The best way I can describe the feel of this movie is “No Country for Old Men” meets “Sicario.” It has the open, destitute Texas feel about it while an uneasy sense builds. You are immersed into a world of small, run-down towns where every man carries a gun and dons a cowboy hat, with billboards at every dusty turn advertising refinancing and credit help. Mackenzie, partnered with “Sicario” screenwriter Taylor Sheridan, constantly tighten the rope in this slow-burner, and even if they payoff isn’t as grand as one may hope for, the journey itself is worth taking.
Jeff Bridges, as my friend says, is just a hair above Nick Nolte as far as delivering barely-audible dialogue and he again here mumbles many of his lines but to great results. Unlike “True Grit” where Bridges plays an aging lawman who still acts like he’s in the peak of his career, he instead this time accepts he is at the end of the road, constantly referring to the front porch he doesn’t want to spend every day of the rest of his life.
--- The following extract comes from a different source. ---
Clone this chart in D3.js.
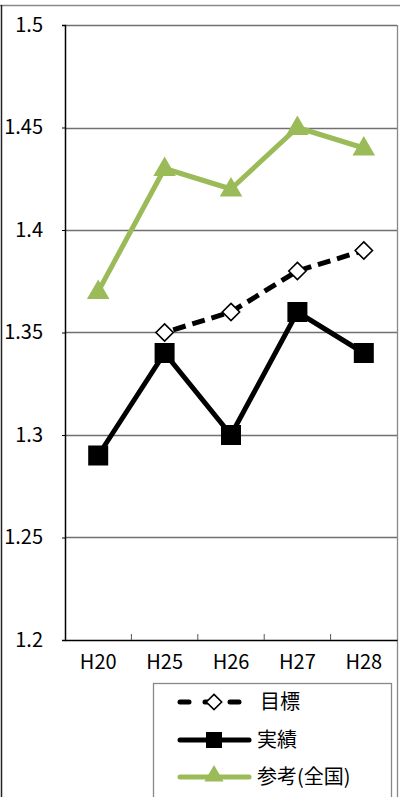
<!DOCTYPE html>
<html>
<head>
<meta charset="utf-8">
<script src="https://cdn.jsdelivr.net/npm/d3@7"></script>
<style>
  html, body { margin: 0; padding: 0; background: #fff; }
  svg text { font-family: "Noto Sans CJK JP", "Liberation Sans", sans-serif; }
</style>
</head>
<body>
<svg width="400" height="797"></svg>
<script>
// data
const categories = ['H20', 'H25', 'H26', 'H27', 'H28'];
const targetValues = [null, 1.35, 1.36, 1.38, 1.39];   // 目標
const actualValues = [1.29, 1.34, 1.30, 1.36, 1.34];   // 実績
const nationalValues = [1.37, 1.43, 1.42, 1.45, 1.44]; // 参考(全国)
const yTicks = [1.2, 1.25, 1.3, 1.35, 1.4, 1.45, 1.5];
const seriesNames = ['目標', '実績', '参考(全国)'];

const svg = d3.select('svg');
const green = '#9BBB59';

// plot area
const plotLeft = 65, plotRight = 397, plotTop = 25, plotBottom = 640;

const x = d3.scaleBand().domain(categories).range([plotLeft, plotRight]);
const y = d3.scaleLinear().domain([1.2, 1.5]).range([plotBottom, plotTop]);

// outer frame (cropped chart border)
svg.append('line').attr('x1', 0).attr('x2', 400).attr('y1', 5.5).attr('y2', 5.5)
    .attr('stroke', '#888').attr('stroke-width', 1.5);
svg.append('line').attr('x1', 1.5).attr('x2', 1.5).attr('y1', 5).attr('y2', 797)
    .attr('stroke', '#222').attr('stroke-width', 1.5);

//  grid lines
svg.append('g')
    .selectAll('line')
    .data(yTicks.slice(1))
    .join('line')
    .attr('x1', plotLeft).attr('x2', plotRight)
    .attr('y1', d => Math.round(y(d)) + 0.5).attr('y2', d => Math.round(y(d)) + 0.5)
    .attr('stroke', '#707070').attr('stroke-width', 1.3);

// right border of plot
svg.append('line').attr('x1', plotRight + 0.5).attr('x2', plotRight + 0.5).attr('y1', plotTop).attr('y2', 797)
    .attr('stroke', '#888').attr('stroke-width', 1.3);

// y axis
const yAxis = d3.axisLeft(y).tickValues(yTicks).tickSize(3).tickPadding(19)
    .tickFormat(d => d3.format('')(+d.toFixed(2)));
const gy = svg.append('g').attr('transform', `translate(${plotLeft},0)`).call(yAxis);
gy.select('.domain').attr('stroke', '#000').attr('stroke-width', 1.5);
gy.selectAll('.tick line').attr('stroke', '#000');
gy.selectAll('.tick text').attr('font-size', 20).attr('fill', '#000')
    .attr('font-family', '"Noto Sans CJK JP", sans-serif');

// x axis
const xAxis = d3.axisBottom(x).tickSize(0).tickPadding(15);
const gx = svg.append('g').attr('transform', `translate(0,${plotBottom})`).call(xAxis);
gx.select('.domain').attr('stroke', '#000').attr('stroke-width', 1.5);
gx.selectAll('.tick text').attr('font-size', 20).attr('fill', '#000')
    .attr('font-family', '"Noto Sans CJK JP", sans-serif');

//  tick marks between categories
svg.append('g')
    .selectAll('line')
    .data(categories.slice(1))
    .join('line')
    .attr('x1', d => x(d)).attr('x2', d => x(d))
    .attr('y1', plotBottom).attr('y2', plotBottom - 6)
    .attr('stroke', '#555').attr('stroke-width', 1);

const cx = d => x(d) + x.bandwidth() / 2;

function rows(values) {
    return categories.map((c, i) => ({ c, v: values[i] })).filter(d => d.v != null);
}

const line = d3.line().x(d => cx(d.c)).y(d => y(d.v));

// 参考(全国)
const natData = rows(nationalValues);
svg.append('path').attr('d', line(natData))
    .attr('fill', 'none').attr('stroke', green).attr('stroke-width', 5).attr('stroke-linejoin', 'round');
const tri = d3.symbol().type(d3.symbolTriangle).size(220);
svg.append('g').selectAll('path').data(natData).join('path')
    .attr('d', tri).attr('fill', green)
    .attr('transform', d => `translate(${cx(d.c)},${y(d.v) + 1})`);

// 目標
const tgtData = rows(targetValues);
svg.append('path').attr('d', line(tgtData))
    .attr('fill', 'none').attr('stroke', '#000').attr('stroke-width', 5)
    .attr('stroke-dasharray', '13,7').attr('stroke-dashoffset', -9);
const dia = d3.symbol().type(d3.symbolDiamond2).size(190);
svg.append('g').selectAll('path').data(tgtData).join('path')
    .attr('d', dia).attr('fill', '#fff').attr('stroke', '#000').attr('stroke-width', 1.6)
    .attr('transform', d => `translate(${cx(d.c)},${y(d.v)})`);

// 実績
const actData = rows(actualValues);
svg.append('path').attr('d', line(actData))
    .attr('fill', 'none').attr('stroke', '#000').attr('stroke-width', 5).attr('stroke-linejoin', 'miter');
svg.append('g').selectAll('rect').data(actData).join('rect')
    .attr('x', d => cx(d.c) - 10).attr('y', d => y(d.v) - 10)
    .attr('width', 20).attr('height', 20).attr('fill', '#000');

//======================================================
//  Legend
//======================================================
const legend = svg.append('g');
legend.append('rect').attr('x', 153.5).attr('y', 683.5).attr('width', 238).attr('height', 130)
    .attr('fill', '#fff').attr('stroke', '#888').attr('stroke-width', 1.3);

const rowY = [702, 740, 777];
const lx1 = 180, lx2 = 249, lm = 214;

// 目標
legend.append('line').attr('x1', lx1).attr('x2', lx2).attr('y1', rowY[0]).attr('y2', rowY[0])
    .attr('stroke', '#000').attr('stroke-width', 5).attr('stroke-linecap', 'round')
    .attr('stroke-dasharray', '9,16').attr('stroke-dashoffset', 0);
legend.append('path').attr('d', d3.symbol().type(d3.symbolDiamond2).size(150))
    .attr('fill', '#fff').attr('stroke', '#000').attr('stroke-width', 1.6)
    .attr('transform', `translate(${lm},${rowY[0]})`);

// 実績
legend.append('line').attr('x1', lx1).attr('x2', lx2).attr('y1', rowY[1]).attr('y2', rowY[1])
    .attr('stroke', '#000').attr('stroke-width', 5).attr('stroke-linecap', 'round');
legend.append('rect').attr('x', lm - 8).attr('y', rowY[1] - 8).attr('width', 16).attr('height', 16).attr('fill', '#000');

// 参考(全国)
legend.append('line').attr('x1', lx1).attr('x2', lx2).attr('y1', rowY[2]).attr('y2', rowY[2])
    .attr('stroke', green).attr('stroke-width', 5).attr('stroke-linecap', 'round');
legend.append('path').attr('d', d3.symbol().type(d3.symbolTriangle).size(160)).attr('fill', green)
    .attr('transform', `translate(${lm},${rowY[2] - 1})`);

legend.selectAll('text.lbl').data(seriesNames).join('text')
    .attr('class', 'lbl')
    .attr('x', (d, i) => i === 0 ? 260 : 257)
    .attr('y', (d, i) => rowY[i])
    .attr('dy', '0.36em')
    .attr('font-size', 20)
    .attr('fill', '#000')
    .text(d => d);
</script>
</body>
</html>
Bridges has had better performances than this one but he has several scenes, including one where his emotions flip on the drop of a hat, which are powerful stuff.
Chris Pine and Ben Foster both deliver great performances too playing brothers, bonded by blood but little else. Foster plays his normal loose-cannon nut (essentially portraying the same character from the fantastic “3:10 to Yuma”) while Pine plays his calm-headed and plotting brother. The two have solid give-and-take and you buy their relationship, and for what it’s worth this is the best role of Pine’s career.
The film’s execution, like I said above, is brilliantly set up and drops you right into the middle of this world. Set in modern day Texas, people love their steak and hate their banks. Few seem too shaken up to see the brothers stealing the money (for reasons we discover as the film wears on), and you get a sense of the danger and lack of hope that surrounds these small communities, many of which are out quite literally in the middle of nowhere. Sheridan’s script has some moments of dark humor and solid bits of dialogue, and they keep things from ever falling too grim or stale.
The biggest problem I have with “High Water” is the same issue I drew with “Sicario” and that is despite its great ability to build up tension and build an uneasy atmosphere, the string never snaps, the air is never let out of the balloon. The film has its climax but, for me at least, the payoff wasn’t worth what the film had been building towards. It can be argued that that’s the film’s point, that this is a picture grounded in reality and life doesn’t always have endings that tie up in a nice bow; but since it is a movie, I like all questions answered and all issues resolved.
“Hell or High Water” is a very good film that at times scratches greatness. It has four solid center performances (Birmingham is also good as Bridges’ partner) and if you are a fan of slow-burners then this is your movie. This feels like one of those films that will stick with me and the more I think about it the more I’ll find to compliment it on, and for the time being it sits as one of the best films of 2016.